Признаться, не ожидал от деревенских косарей знания условий взаимодействия социальных страт. Вологодские бабы судачили в сторонке – по-своему, запивая разговор парным молочком. И понял я, что ещё пару веков тому назад было известно. Откуда причины пробуксовки фермерской кооперации на селе, несмотря на неоднократные попытки реформировать агропром? Весьма сомнительно, чтобы стоило отрывать специалистов от действительно производительной плодотворной работы… Фермер является хозяином до тех пор, пока он работает на своём поле, на земле, в своей мастерской. Как только его отстранили от земли, пусть даже взяли в канцелярию, превращается в чиновника и в новом естестве способен только вредить, а не помогать делу… Проблема была и есть в том, что за небольшим исключением мы пока не можем, не умеем организовать именно производство на селе. Имею в виду, разумеется, масштаб явления, а не единичные случаи, подтверждающие правило. Типичной и всеохватывающей кооперации нет. В этом и сегодня слабое звено, а вовсе не в том, что у нас нет непьющих людей, инициативы, смекалки или исправного руководяще-контролирующего аппарата. Как показал «мой» сенокос – с понятием и перспективой у вологодских косарей всё в порядке.

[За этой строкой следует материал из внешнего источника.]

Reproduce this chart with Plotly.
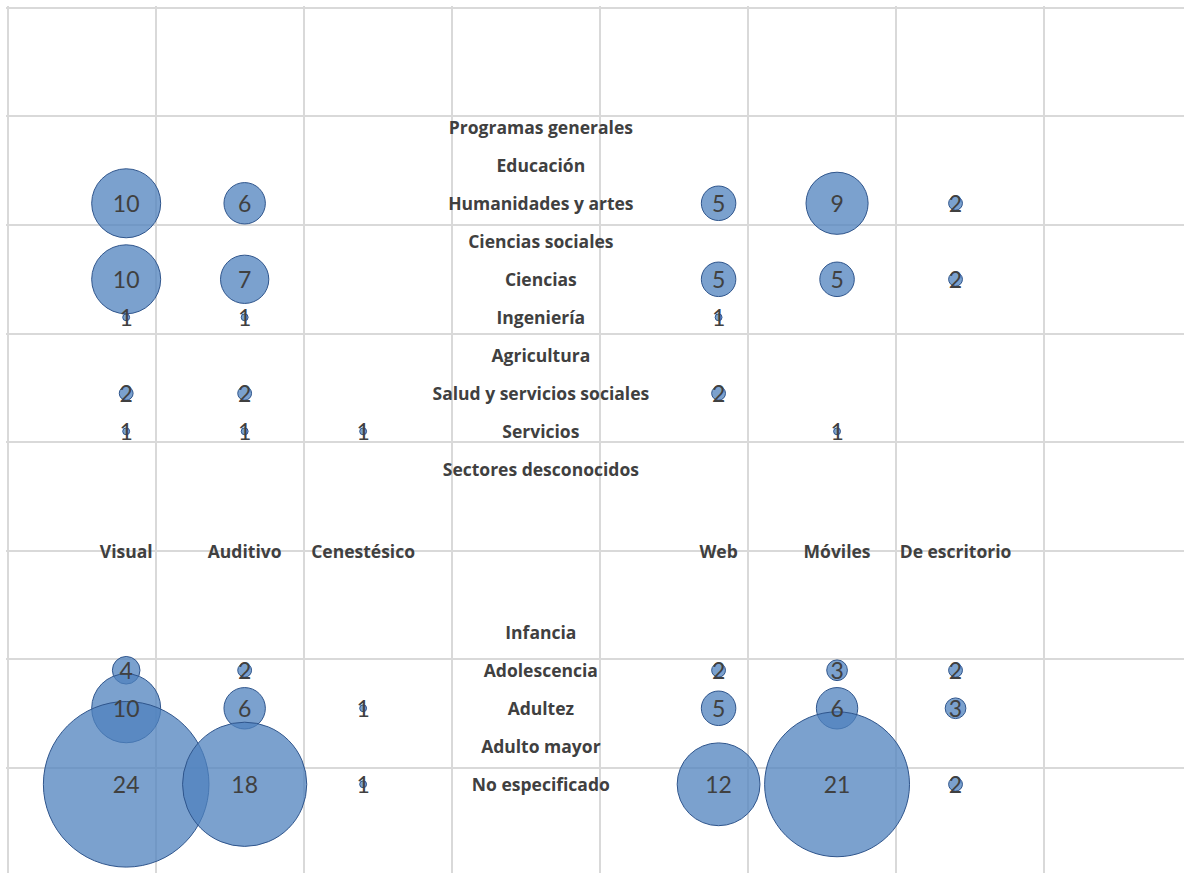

Я отвечал им на «албанские вопросы» по поводу того, что в городах с ума посходили: делом надо заниматься, устройством производства – везде. А мы чем занимаемся? По случаю плохого хозяйствования, поиском крайних – «вредителей» вплоть до ловли несогласно мыслящих. В такой ситуации, осложнённой недофинансированием отрасли, откуда инициативе на местах взяться? Опасение моё основано на чрезвычайной приверженности в России к этому способу деятельности… Нет весов, чтобы взвесить грехи наши, и сказать – кто больший грешник, а кто праведник. Это дело суда Божия, на котором измеримо и взвешиваемо; не утаить не то что дела, но и мысли сокровенные. Одно желание, одна цель: получить оправдание у Бога своими делами. Дела людей на пользу ближнему (вспомним важнейшее – «да любите друг друга») повышает их в чести и славе.
Ещё солнце стояло высоко, и с дальнего заречного бугра от белой колокольни, возвышающейся над мягкими куполами тополей и лип, доносился густой вечерний благовест. А я размышлял о том, что не зря приехал в этот край – много нового узнал, а сколько ещё постигнуто будет.